Европейская классическая философия (Марков) - страница 40


Речь восточной патристики, да и западной, в лице Августина, очень образная. О такой образности хорошо пишет современный французский философ Франсуа Федье, видя в патристике прямое предшествие феноменологии:

«Единственное, что мы можем – позволить образу явить себя в своей наиболее полной значимости… Мы вовсе не пытаемся здесь «вообразить образ». Мы стремимся помыслить иконичность. Начало зрения и в некотором смысле разговора интенсивно соотнесено с движением, которое мы предвидим внутри иконичности. Поэтому речь здесь может быть только отступлением».

Заметим, что в восточном христианстве часто философское содержание присутствовало не в трактатах, а в церковных гимнах, канонах и акафистах. Такая гимнография представляет собой расписание дня, осмысленное создателями и исполнителями как ряд духовных жестов: исполнение больших поэтических форм вписано в дневной устав и занимает значительную часть дня. Такой опыт медитативного регулярного исполнения поэзии до этого встречался только в случае греческой трагедии, представление которой занимало весь рабочий день. Но также эти формы требуют хорошей памяти: период, рассудительная фраза, представляет собой отдельное песнопение внутри этой формы, тропарь, кондак или икос, так что уже восприятие со слуха означает навыки внимания, которые не нужны для практической речи, но необходимы для философской. А уже на уровне произведения мы видим и строгий план, и развитие сюжета, состоящего из сравнений, образов и отсылок к библейским текстам, что еще больше сближает исполнение такого произведения с запоминанием. Но главное, что в этих текстах обычно изображается не ряд картин, как в античных гимнах или гимнах ранневизантийского поэта Романа Сладкопевца, но ряд действий, так как в конце концов эти тексты и передают идеи действий, от сотворения Богом мира до спасения.

Первым философским учебником схоластики стали «Сентенции» Петра Ломбардского. Петр Ломбардский (ок. 1100–1160), взяв за основу «Точное изложение православной веры» Иоанна Дамаскина, создал труд с изложением церковного учения, но не просто как ряда положений, «сентенций», а с указаниями, как опровергать противоположные точки зрения. Этот учебник потом обрастал комментариями, в которых еще подробнее говорилось, какие могут быть позиции оппонентов, и что нужно говорить в каждом случае.
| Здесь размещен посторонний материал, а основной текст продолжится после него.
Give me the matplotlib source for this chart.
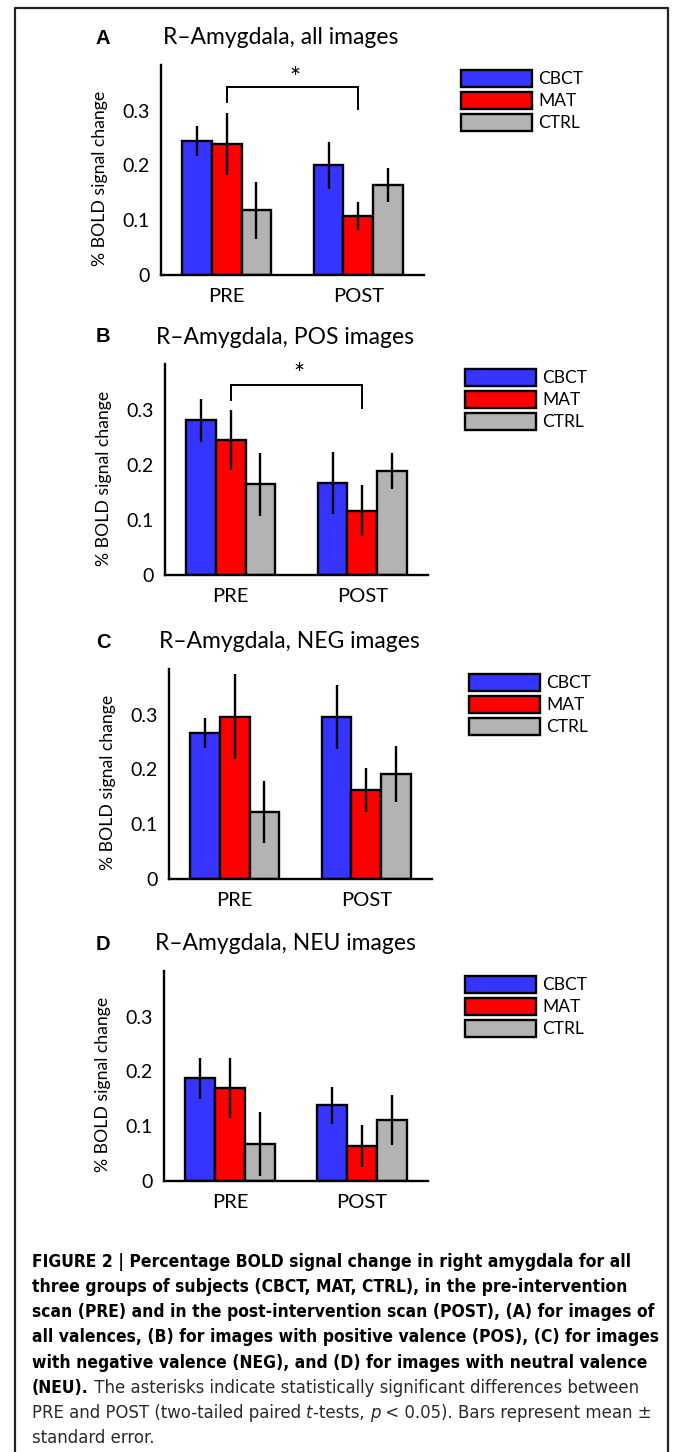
import matplotlib
matplotlib.use('Agg')
import matplotlib.pyplot as plt
from matplotlib import font_manager as fm
from matplotlib.lines import Line2D
import numpy as np

# ---- data ----
groups = ['PRE', 'POST']
series = ['CBCT', 'MAT', 'CTRL']
colors = ['#3535ff', '#ff0000', '#b3b3b3']

# panel A: all images
cbct_all = [0.244, 0.200]; cbct_all_se = [0.027, 0.043]
mat_all = [0.239, 0.108];  mat_all_se = [0.056, 0.026]
ctrl_all = [0.118, 0.164]; ctrl_all_se = [0.052, 0.031]
# panel B: positive images
cbct_pos = [0.281, 0.167]; cbct_pos_se = [0.039, 0.056]
mat_pos = [0.245, 0.117];  mat_pos_se = [0.055, 0.047]
ctrl_pos = [0.165, 0.189]; ctrl_pos_se = [0.057, 0.032]
# panel C: negative images
cbct_neg = [0.266, 0.296]; cbct_neg_se = [0.027, 0.058]
mat_neg = [0.296, 0.163];  mat_neg_se = [0.077, 0.040]
ctrl_neg = [0.122, 0.191]; ctrl_neg_se = [0.057, 0.051]
# panel D: neutral images
cbct_neu = [0.187, 0.138]; cbct_neu_se = [0.037, 0.034]
mat_neu = [0.169, 0.064];  mat_neu_se = [0.055, 0.038]
ctrl_neu = [0.068, 0.111]; ctrl_neu_se = [0.058, 0.045]

yticks = [0, 0.1, 0.2, 0.3]
ytick_labels = ['0', '0.1', '0.2', '0.3']

# significance brackets (left foot, top, right foot, asterisk height)
sig_all = (0.316, 0.342, 0.302, 0.357)
sig_pos = (0.318, 0.345, 0.304, 0.362)

panels = [
    ('A', 'R\u2013Amygdala, all images',
     [cbct_all, mat_all, ctrl_all], [cbct_all_se, mat_all_se, ctrl_all_se], sig_all),
    ('B', 'R\u2013Amygdala, POS images',
     [cbct_pos, mat_pos, ctrl_pos], [cbct_pos_se, mat_pos_se, ctrl_pos_se], sig_pos),
    ('C', 'R\u2013Amygdala, NEG images',
     [cbct_neg, mat_neg, ctrl_neg], [cbct_neg_se, mat_neg_se, ctrl_neg_se], None),
    ('D', 'R\u2013Amygdala, NEU images',
     [cbct_neu, mat_neu, ctrl_neu], [cbct_neu_se, mat_neu_se, ctrl_neu_se], None),
]

caption_bold = [
    'FIGURE 2 | Percentage BOLD signal change in right amygdala for all',
    'three groups of subjects (CBCT, MAT, CTRL), in the pre-intervention',
    'scan (PRE) and in the post-intervention scan (POST), (A) for images of',
    'all valences, (B) for images with positive valence (POS), (C) for images',
    'with negative valence (NEG), and (D) for images with neutral valence',
]
# (text, style) pieces of the mixed lines
caption_line6 = [('(NEU).', 'bold'),
                 (' The asterisks indicate statistically significant differences between', 'regular')]
caption_line7 = [('PRE and POST (two-tailed paired ', 'regular'), ('t', 'italic'),
                 ('-tests, ', 'regular'), ('p', 'italic'),
                 (' < 0.05). Bars represent mean \u00b1', 'regular')]
caption_line8 = [('standard error.', 'regular')]

# ---- layout ----
W, H = 673, 1452
# axes boxes in pixels: left, right, top, bottom
boxes = [(161, 424, 65, 275), (165, 428, 364, 575),
         (169, 432, 669, 879), (164, 428, 971, 1181)]
title_x = [163, 156, 159, 155]

plt.rcParams['font.family'] = ['Lato', 'DejaVu Sans']


def narrow_font(style):
    # look for a condensed / narrow face for the caption
    cands = []
    for f in fm.fontManager.ttflist:
        tag = (f.name + ' ' + f.fname).lower()
        if 'narrow' in tag or 'condensed' in tag or f.stretch in ('condensed', 'semi-condensed'):
            w = f.weight if isinstance(f.weight, int) else (700 if 'bold' in str(f.weight) else 400)
            it = f.style in ('italic', 'oblique')
            score = 0 if 'liberation' in tag else 1
            if style == 'bold' and w >= 600 and not it:
                cands.append((score, f.fname))
            elif style == 'regular' and w < 600 and not it:
                cands.append((score, f.fname))
            elif style == 'italic' and w < 600 and it:
                cands.append((score, f.fname))
    if cands:
        cands.sort()
        return fm.FontProperties(fname=cands[0][1])
    fp = fm.FontProperties(family='DejaVu Sans')
    if style == 'bold':
        fp.set_weight('bold')
    if style == 'italic':
        fp.set_style('italic')
    return fp


cap_fp = {s: narrow_font(s) for s in ('bold', 'regular', 'italic')}

fig = plt.figure(figsize=(W / 100, H / 100), dpi=100)

width = 0.225
offsets = [-width, 0, width]
x = np.arange(1, len(groups) + 1)

for (letter, title, means, errs, sig), (l, r, t, b), tx in zip(panels, boxes, title_x):
    ax = fig.add_axes([l / W, 1 - b / H, (r - l) / W, (b - t) / H])
    for k in range(len(series)):
        ax.bar(x + offsets[k], means[k], width, yerr=errs[k], color=colors[k],
               edgecolor='black', linewidth=1.7, label=series[k],
               error_kw=dict(ecolor='black', elinewidth=1.7, capsize=0))
    ax.set_xlim(0.5, 2.5)
    ax.set_ylim(0, 0.383)
    ax.set_yticks(yticks)
    ax.set_yticklabels(ytick_labels)
    ax.set_xticks(x)
    ax.set_xticklabels(groups)
    ax.tick_params(length=0, labelsize=14, pad=8)
    ax.tick_params(axis='x', labelsize=14.5, pad=9.5)
    for s in ['top', 'right']:
        ax.spines[s].set_visible(False)
    for s in ['left', 'bottom']:
        ax.spines[s].set_linewidth(1.7)
    ax.set_ylabel('% BOLD signal change', fontsize=12.7, va='center')
    ax.yaxis.set_label_coords(-61 / (r - l), 0.46)

    if sig is not None:
        lf, top, rf, star = sig
        ax.plot([x[0], x[0], x[1], x[1]], [lf, top, top, rf], color='black',
                lw=1.4, solid_joinstyle='miter')
        ax.text(x.mean() + 0.02, star, '*', ha='center', va='center', fontsize=19)

    ax.legend(loc='upper left', bbox_to_anchor=(1 + 37 / (r - l), 1 - 5 / (b - t)),
              frameon=False, fontsize=12.5, handlelength=4.1, handleheight=1.1,
              handletextpad=0.35, labelspacing=0.28, borderpad=0, borderaxespad=0)

    fig.text(tx / W, 1 - (t - 27) / H, title, fontsize=16.5, va='center', ha='left')
    fig.text(96 / W, 1 - (t - 27) / H, letter, fontsize=14.5, fontweight='bold',
             family=['Liberation Sans', 'DejaVu Sans'], va='center', ha='left')

# ---- caption ----
cap_x = 32 / W
base0, step = 1267, 25.14
cap_color = {'bold': 'black', 'regular': '#2a2a2a', 'italic': '#2a2a2a'}
rows = [[(s, 'bold')] for s in caption_bold] + [caption_line6, caption_line7, caption_line8]
cap_rows = []
for i, row in enumerate(rows):
    yy = 1 - (base0 + i * step) / H
    items = []
    for txt, style in row:
        tt = fig.text(cap_x, yy, txt, fontproperties=cap_fp[style].copy(),
                      color=cap_color[style], va='baseline', ha='left')
        tt.cap_style = style
        items.append(tt)
    cap_rows.append(items)

renderer = fig.canvas.get_renderer()


def layout_row(row):
    xpos = cap_x * W
    for tt in row:
        tt.set_x(xpos / W)
        xpos = tt.get_window_extent(renderer).x1
    return xpos


# bold size: first line as wide as in the original (32 -> 627 px)
for row in cap_rows:
    for tt in row:
        tt.set_fontsize(12)
bold_size = 12 * 595 / cap_rows[0][0].get_window_extent(renderer).width
# regular size: the "PRE and POST ..." line as wide as in the original (32 -> 653 px)
reg_w = layout_row(cap_rows[6]) - cap_x * W
reg_size = 12 * 621 / reg_w
for row in cap_rows:
    for tt in row:
        tt.set_fontsize(bold_size if tt.cap_style == 'bold' else reg_size)
    layout_row(row)

# frame around the figure (open at the bottom)
fig.add_artist(Line2D([15 / W, 15 / W, 668 / W, 668 / W], [0, 1 - 8 / H, 1 - 8 / H, 0],
                      transform=fig.transFigure, color='#222222', lw=1.6))

fig.savefig('out.png', dpi=100)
Фома Аквинский учил, что Бог не просто творец вещей, но творец свободы воли, и поэтому свободная воля может действовать во благо, не жертвуя своей свободой при таком действии. И человек познает не только Бога, как конечную цель, но и цели сотворенных вещей, и поэтому может понять, как употребить свои способности во благо. Не случайно рождение Фомы Аквинского, будущего официального богослова ордена доминиканцев, почти совпало с кончиной Франциска Ассизского, реформатора всей католической духовности, для которого также немилосердие и недоверие к себе и милосердие и доверие ко всему сотворенному и образовали новый уровень понимания христианских задач. До Франциска в аскетике было сколько угодно милосердия, но не было этой взрослости доверия и недоверия, в чем-то подросткового максимализма, а в чем-то старческой умудренной щедрости. Вот поэтому после Франциска вслед за его рождественским вертепом стали возникать богатые алтари со множеством сцен: любовь к Богу теперь требует доверия к событиям, знания, что эти события могли бы произойти и сейчас, а не просто учета того, чему они учат. Так и Фома исследовал, как вещь хочет существовать, потому что доверяет доброй воле Бога о ней, и как человек стремится познавать Бога, потому что только в Боге совпадают сущность и существование. Юношеский энтузиазм и старческое внимание к главным причинам, без которых и остальные причины – не причины, вот каков стиль мысли Фомы Аквинского. За великим стилем схоластики потом пришел большой стиль Ренессанса, в чем-то оспоривший схоластику, а в чем-то усиливший ее.